I really want to die because of what I am. I know a lot of people out there want me dead as well because of what I am. I feel like a monster but I am not. Wish the general public could and would know that. That will never happen though. I do hurt myself everyday mostly because of what i am. It is what the general public would want. For me to suffer. I am a disgrace to society and always will be. I can't change who I am or how I was born. I don't want to either I just wish I could be accepted in society. I talked to a helpline and the nurse practitioner or psychiatrist I talked to said she dealt with many people having the same feelings I do. I was surprised but they never labeled themselves. I know what I am but don't always like writing it down because it could be used against me. If I could do anything in my life right now it would be to meet other people like me but that would not be easy. I do know from online people like me from the ages of 14 to 60. Some of them have done things others not so much. They haven't told me what they have done though. I really don't want to know.

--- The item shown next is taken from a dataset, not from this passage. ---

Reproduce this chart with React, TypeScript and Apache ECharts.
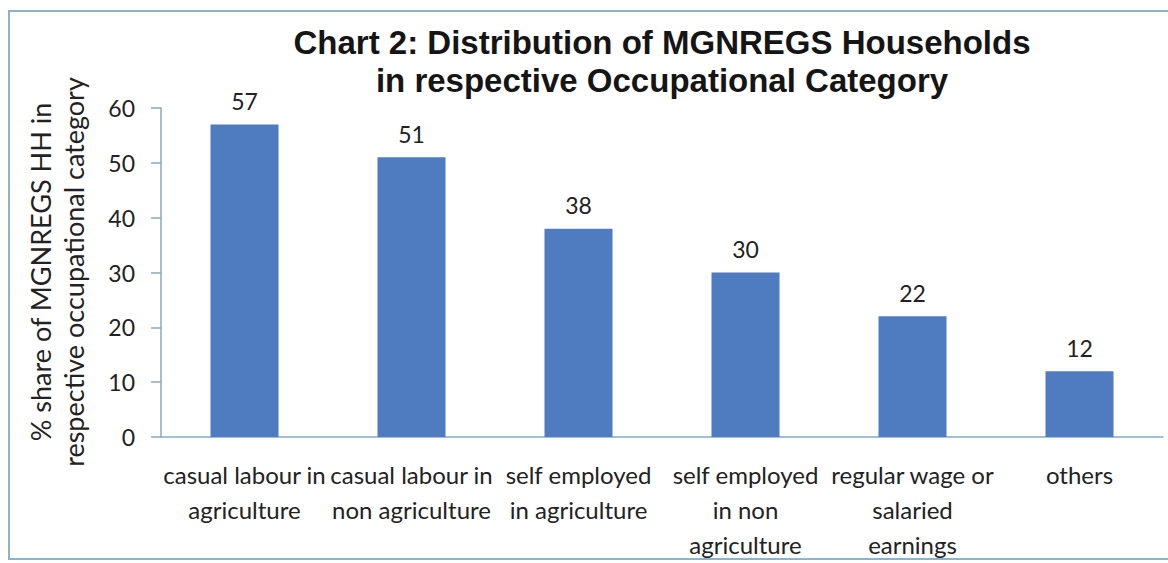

The anxiety of what I am eats me up everyday in life unless I am at home. Anytime I go out though it is hell. I feel trapped. I feel like I have to stay home. I am like a prisoner in my own home. Hate feeling like this but there is no way around it. I wish there was a way to not feel like this. The only way is if we were accepted in the world and that will never happen. That is why I want to die sometimes. It is better off to be dead then have to go through that everyday.

The only thing that gives me peace mostly is when sleeping. I don't have to worry about what anyone thinks or says. Sometimes it is difficult to want to get out of bed at all because I know what the day will bring. Just more anxiety, fear, and saddness. No one can really change that either.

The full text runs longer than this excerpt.